After diesel prices shot up last week because of Hurricane Harvey’s damage to Houston area-based oil refineries, average national on-highway diesel actually went down 1.6 cents a gallon Monday, the Energy Information Administration (EIA) reported.
The national average rang up at $2.786 Monday compared with $2.802 last week.
Three of the EIA’s 10 reporting regions still showed increasing prices at the pump, but each was up less than a penny. They were: New England, where diesel went up 4 tenths of a penny to $2.765 from $2.761 the week before; the West Coast, where it went up a tenth of a penny to $3.103 a gallon from $3.102 the week prior and the West Coast Less California, where diesel increased by 2 tenths of a penny to $3.009 a gallon compared with $3.007 last week.
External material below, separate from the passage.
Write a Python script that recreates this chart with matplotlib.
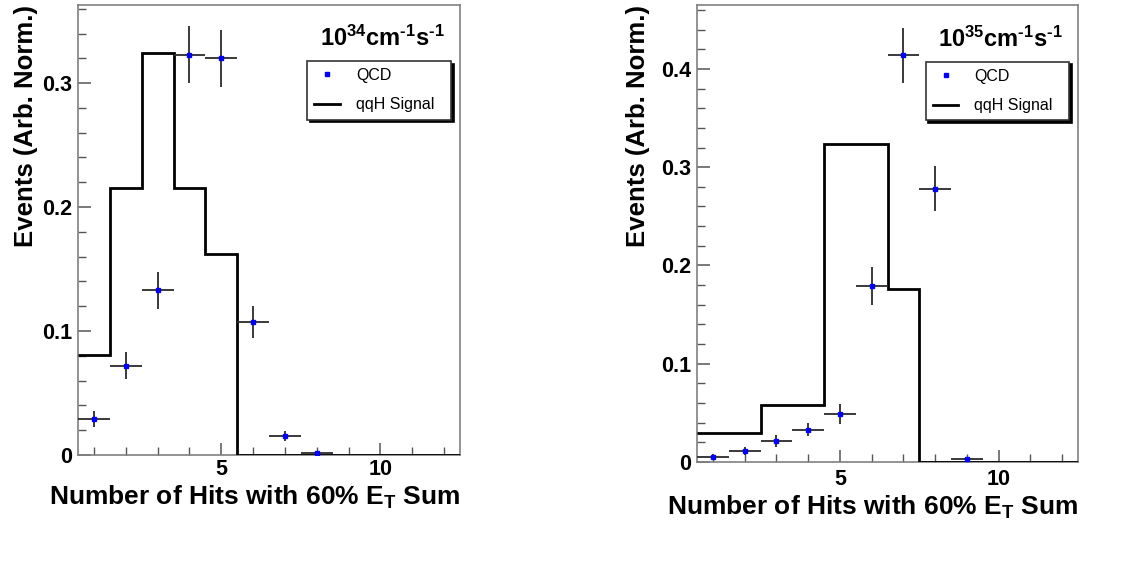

After posting a 5 percent gain last week, U.S. oil prices settled little changed on Monday. Meanwhile, traders were watching for an extension to the OPEC-led production cut and expectations for U.S. crude output.
On the New York Mercantile Exchange, October West Texas Intermediate crude settled at $49.91 a barrel.
November Brent crude lost 14 cents, or 0.3 percent, to settle at $55.48 a barrel on the ICE Futures Europe exchange.
One senior petroleum analyst said prices were going back and forth, with the rig count hitting its lowest point since June and oil inventories continuing to rise because of Hurricane Harvey’s impact on Gulf refiners.